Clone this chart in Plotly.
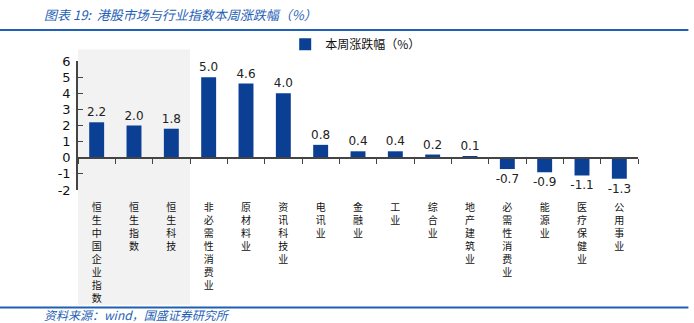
import plotly.graph_objects as go

categories = ["恒生中国企业指数", "恒生指数", "恒生科技", "非必需性消费业", "原材料业",
              "资讯科技业", "电讯业", "金融业", "工业", "综合业", "地产建筑业",
              "必需性消费业", "能源业", "医疗保健业", "公用事业"]
values = [2.2, 2.0, 1.8, 5.0, 4.6, 4.0, 0.8, 0.4, 0.4, 0.2, 0.1, -0.7, -0.9, -1.1, -1.3]
highlighted = ["恒生中国企业指数", "恒生指数", "恒生科技"]
series_name = "本周涨跌幅（%）"
title_text = "图表 19:  港股市场与行业指数本周涨跌幅（%）"
source_text = "资料来源：wind，国盛证券研究所"
y_range = [-2, 6]
y_ticks = list(range(-2, 7))

blue = "#0b3f94"
line_blue = "#1f5fb5"
cjk = "Noto Sans CJK SC"

tick_text = ["<br>".join(list(c)) for c in categories]

fig = go.Figure()
fig.add_trace(go.Bar(
    x=categories, y=values, name=series_name,
    marker=dict(color=blue, line=dict(width=0)),
    width=0.4,
    text=[f"{v:.1f}" for v in values], textposition="outside",
    textfont=dict(family="DejaVu Sans", size=12, color="#222222"),
    constraintext="none",
    cliponaxis=False, showlegend=True,
))
# invisible trace to carry the zero-line axis
fig.add_trace(go.Scatter(x=categories, y=[0]*len(categories), xaxis="x2",
                         mode="markers", marker=dict(opacity=0), showlegend=False,
                         hoverinfo="skip"))

hi_idx = [categories.index(c) for c in highlighted]
fig.add_shape(type="rect", xref="x", yref="paper",
              x0=min(hi_idx) - 0.5, x1=max(hi_idx) + 0.5, y0=-0.89, y1=1.09,
              fillcolor="#f2f2f2", line=dict(width=0), layer="below")

zero_pos = (0 - y_range[0]) / (y_range[1] - y_range[0])

fig.update_layout(
    width=694, height=323,
    margin=dict(l=78, r=56, t=61, b=133),
    paper_bgcolor="white", plot_bgcolor="rgba(0,0,0,0)",
    bargap=0.6,
    uniformtext=dict(minsize=12, mode="show"),
    xaxis=dict(type="category", tickmode="array", tickvals=categories, ticktext=tick_text,
               showline=False, ticks="", showgrid=False, zeroline=False,
               tickangle=0, ticklabelstandoff=10,
               tickfont=dict(family=cjk, size=10, color="#111111"),
               range=[-0.5, len(categories) - 0.5]),
    xaxis2=dict(type="category", overlaying="x", matches="x", anchor="free", position=zero_pos,
                showline=True, linecolor="#444444", linewidth=1.5,
                ticks="outside", tickson="boundaries", ticklen=5, tickcolor="#444444",
                showticklabels=False, showgrid=False, zeroline=False),
    yaxis=dict(range=y_range, tickmode="array", tickvals=y_ticks,
               ticktext=[str(t) for t in y_ticks], showgrid=False, zeroline=False,
               showline=True, linecolor="#444444", linewidth=1.5,
               ticks="inside", ticklen=5, tickcolor="#444444", ticklabelstandoff=3,
               tickfont=dict(family="DejaVu Sans", size=13, color="#111111")),
    legend=dict(x=0.37, y=1.13, xanchor="left", yanchor="middle", orientation="h",
                font=dict(family=cjk, size=12, color="#111111"),
                bgcolor="rgba(0,0,0,0)", itemwidth=30),
    showlegend=True,
)

fig.add_annotation(text=f"<i>{title_text}</i>", xref="paper", yref="paper", x=-0.065, y=1.36,
                   xanchor="left", yanchor="middle", showarrow=False,
                   font=dict(family=cjk, size=13, color=line_blue))
fig.add_annotation(text=f"<i>{source_text}</i>", xref="paper", yref="paper", x=-0.065, y=-0.965,
                   xanchor="left", yanchor="middle", showarrow=False,
                   font=dict(family=cjk, size=12, color=line_blue))
fig.add_shape(type="line", xref="paper", yref="paper", x0=-0.82/5.6, x1=1.09,
              y0=1.24, y1=1.24, line=dict(color=line_blue, width=2))
fig.add_shape(type="line", xref="paper", yref="paper", x0=-0.82/5.6, x1=1.09,
              y0=-0.91, y1=-0.91, line=dict(color=line_blue, width=2))

fig.write_html("out.html")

....

## What you have to do
Write out each line again precisely as it appears, skipping every picture.

## Result of this exercise
Clone this chart in Plotly.
import plotly.graph_objects as go

categories = ["恒生中国企业指数", "恒生指数", "恒生科技", "非必需性消费业", "原材料业",
              "资讯科技业", "电讯业", "金融业", "工业", "综合业", "地产建筑业",
              "必需性消费业", "能源业", "医疗保健业", "公用事业"]
values = [2.2, 2.0, 1.8, 5.0, 4.6, 4.0, 0.8, 0.4, 0.4, 0.2, 0.1, -0.7, -0.9, -1.1, -1.3]
highlighted = ["恒生中国企业指数", "恒生指数", "恒生科技"]
series_name = "本周涨跌幅（%）"
title_text = "图表 19:  港股市场与行业指数本周涨跌幅（%）"
source_text = "资料来源：wind，国盛证券研究所"
y_range = [-2, 6]
y_ticks = list(range(-2, 7))

blue = "#0b3f94"
line_blue = "#1f5fb5"
cjk = "Noto Sans CJK SC"

tick_text = ["<br>".join(list(c)) for c in categories]

fig = go.Figure()
fig.add_trace(go.Bar(
    x=categories, y=values, name=series_name,
    marker=dict(color=blue, line=dict(width=0)),
    width=0.4,
    text=[f"{v:.1f}" for v in values], textposition="outside",
    textfont=dict(family="DejaVu Sans", size=12, color="#222222"),
    constraintext="none",
    cliponaxis=False, showlegend=True,
))
# invisible trace to carry the zero-line axis
fig.add_trace(go.Scatter(x=categories, y=[0]*len(categories), xaxis="x2",
                         mode="markers", marker=dict(opacity=0), showlegend=False,
                         hoverinfo="skip"))

hi_idx = [categories.index(c) for c in highlighted]
fig.add_shape(type="rect", xref="x", yref="paper",
              x0=min(hi_idx) - 0.5, x1=max(hi_idx) + 0.5, y0=-0.89, y1=1.09,
              fillcolor="#f2f2f2", line=dict(width=0), layer="below")

zero_pos = (0 - y_range[0]) / (y_range[1] - y_range[0])

fig.update_layout(
    width=694, height=323,
    margin=dict(l=78, r=56, t=61, b=133),
    paper_bgcolor="white", plot_bgcolor="rgba(0,0,0,0)",
    bargap=0.6,
    uniformtext=dict(minsize=12, mode="show"),
    xaxis=dict(type="category", tickmode="array", tickvals=categories, ticktext=tick_text,
               showline=False, ticks="", showgrid=False, zeroline=False,
               tickangle=0, ticklabelstandoff=10,
               tickfont=dict(family=cjk, size=10, color="#111111"),
               range=[-0.5, len(categories) - 0.5]),
    xaxis2=dict(type="category", overlaying="x", matches="x", anchor="free", position=zero_pos,
                showline=True, linecolor="#444444", linewidth=1.5,
                ticks="outside", tickson="boundaries", ticklen=5, tickcolor="#444444",
                showticklabels=False, showgrid=False, zeroline=False),
    yaxis=dict(range=y_range, tickmode="array", tickvals=y_ticks,
               ticktext=[str(t) for t in y_ticks], showgrid=False, zeroline=False,
               showline=True, linecolor="#444444", linewidth=1.5,
               ticks="inside", ticklen=5, tickcolor="#444444", ticklabelstandoff=3,
               tickfont=dict(family="DejaVu Sans", size=13, color="#111111")),
    legend=dict(x=0.37, y=1.13, xanchor="left", yanchor="middle", orientation="h",
                font=dict(family=cjk, size=12, color="#111111"),
                bgcolor="rgba(0,0,0,0)", itemwidth=30),
    showlegend=True,
)

fig.add_annotation(text=f"<i>{title_text}</i>", xref="paper", yref="paper", x=-0.065, y=1.36,
                   xanchor="left", yanchor="middle", showarrow=False,
                   font=dict(family=cjk, size=13, color=line_blue))
fig.add_annotation(text=f"<i>{source_text}</i>", xref="paper", yref="paper", x=-0.065, y=-0.965,
                   xanchor="left", yanchor="middle", showarrow=False,
                   font=dict(family=cjk, size=12, color=line_blue))
fig.add_shape(type="line", xref="paper", yref="paper", x0=-0.82/5.6, x1=1.09,
              y0=1.24, y1=1.24, line=dict(color=line_blue, width=2))
fig.add_shape(type="line", xref="paper", yref="paper", x0=-0.82/5.6, x1=1.09,
              y0=-0.91, y1=-0.91, line=dict(color=line_blue, width=2))

fig.write_html("out.html")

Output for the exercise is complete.